White man nearly decimated the creatures not so long ago. After coming to within 10 feet of one for the first time in my life, (in addition to seeing them in their natural places that I had never seen before), I began wondering: what is God's experience of these animals? does he take pleasure in them? are they "aware" of his pleasure in them? what is their "experience" of their Creator? It became nauseating to me that these animals could not have an existence outside of a park created for them. Is our current subduction of the globe as it is the kind of stewardship God intended, having traded the earliest Garden for ones wraught with concrete and steel, mostly at the expense of the creatures with which we are to coexist? Certainly, this begs the fullest expanse of the questions of consumption and sustainability.

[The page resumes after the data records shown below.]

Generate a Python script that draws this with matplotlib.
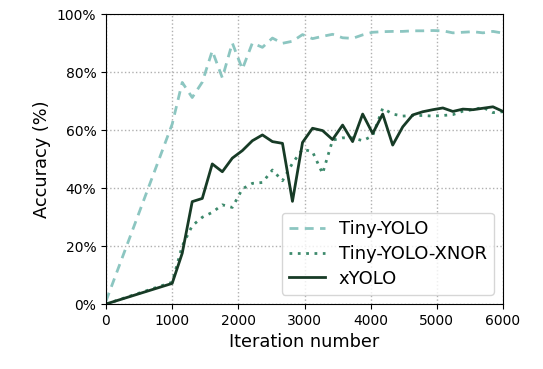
import matplotlib
matplotlib.use('Agg')
import matplotlib.pyplot as plt
from matplotlib.ticker import PercentFormatter

iters = [0, 1000, 1152, 1303, 1455, 1606, 1758, 1909, 2061, 2212, 2364, 2515,
         2667, 2818, 2970, 3121, 3273, 3424, 3576, 3727, 3879, 4030, 4182,
         4333, 4485, 4636, 4788, 4939, 5091, 5242, 5394, 5545, 5697, 5848, 6000]

tiny_yolo = [1.0, 62.0, 76.4, 71.2, 76.5, 87.3, 78.0, 90.0, 81.0, 90.0, 88.5, 91.7,
             89.9, 90.6, 92.9, 91.5, 92.3, 93.0, 91.8, 91.6, 92.8, 93.7, 93.9,
             94.0, 94.0, 94.2, 94.2, 94.3, 94.2, 93.5, 93.7, 93.9, 93.5, 94.0, 93.4]

tiny_xnor = [0.0, 7.5, 20.0, 27.0, 29.9, 31.6, 34.2, 33.3, 39.7, 41.6, 41.9, 46.2,
             42.5, 48.5, 53.4, 52.5, 45.0, 56.5, 57.3, 57.3, 56.3, 58.0, 67.5,
             65.5, 64.8, 65.0, 65.0, 64.8, 65.0, 65.3, 66.5, 67.0, 67.8, 66.0, 66.3]

xyolo = [0.0, 7.1, 17.5, 35.3, 36.4, 48.3, 45.6, 50.3, 52.9, 56.3, 58.3, 56.0,
         55.4, 35.4, 55.7, 60.6, 59.8, 56.7, 61.7, 56.0, 65.5, 58.8, 65.5,
         54.8, 61.1, 65.2, 66.3, 67.0, 67.6, 66.4, 67.2, 67.0, 67.5, 68.0, 66.4]

fig = plt.figure(figsize=(5.43, 3.69), dpi=100)
ax = fig.add_axes([106/543, 1 - 304/369, 397/543, 290/369])

ax.plot(iters, tiny_yolo, color='#8cc6c1', lw=2, ls=(0, (3.2, 2.3)), label='Tiny-YOLO')
ax.plot(iters, tiny_xnor, color='#3d8a6c', lw=2, ls=(0, (1, 2.0)), label='Tiny-YOLO-XNOR')
ax.plot(iters, xyolo, color='#173b26', lw=2, label='xYOLO')

ax.set_xlim(0, 6000)
ax.set_ylim(0, 100)
ax.set_xticks([0, 1000, 2000, 3000, 4000, 5000, 6000])
ax.set_yticks([0, 20, 40, 60, 80, 100])
ax.yaxis.set_major_formatter(PercentFormatter(decimals=0))
ax.grid(True, ls=':', color='#b0b0b0', lw=1)
ax.tick_params(labelsize=10)
ax.set_xlabel('Iteration number', fontsize=12.8)
ax.set_ylabel('Accuracy (%)', fontsize=12.8)
ax.legend(loc='lower right', fontsize=13, handlelength=2.0, handletextpad=0.75,
          labelspacing=0.38)

fig.savefig('out.png', dpi=100)
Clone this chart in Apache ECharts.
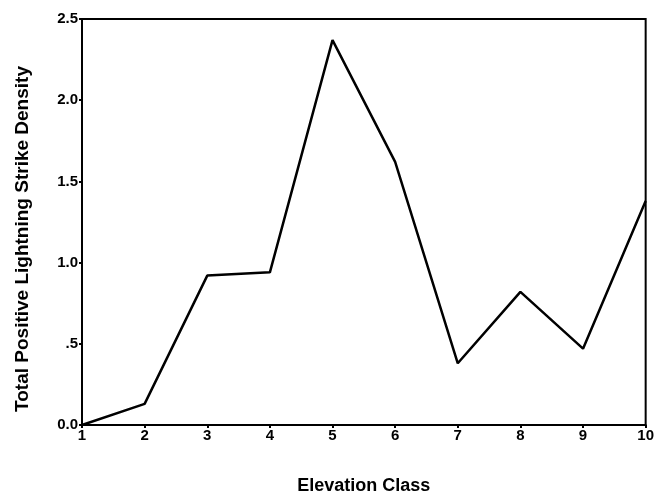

It became amazing to me, that- in spite of our history with the tatanka- they tarried with us...in their home, almost seamlessly weaving us into their ways, our unnatural
interruptions with our cars, tents and selves, gawking with mouths agape. They jam our roadways and lumber onward in their tantanka-ness, with a slow toll and pace that invites onlookers to relish the same. Irony...in their behemoth heads rhythmically flowing up and down as they reveal a grace from time immemorial. Irony.....in such docility while knowing that they can run about 30 miles per hour and with one thrust of their horn...well, you get the picture.

But there we were...us and them. We didn't deserve to be there. Not after our atrocity perpetrated upon them. By virtue of just being out there, it was no stretch to see the consumerism that almost eradicated them for their fur never really abated. But there, for me, amongst our tents and beside our cars and with no legitimate reason to allow us, was an image of God. Packaged in this furry beast was rolled up welcome, affirmation and grace. God, we are told, "pitched his tent" amongst us. And this in spite of how we try to "do" him in and eradicate any semblance of him. Perhaps I may be unsupported in these tenets, but I was still moved by them.

But their heads are so freekin' awesomely huge! Beyond the fact they use them to plow through the snow to reach the warmer springs and steam vents for grass, I am still trying to decipher the theological significance of that.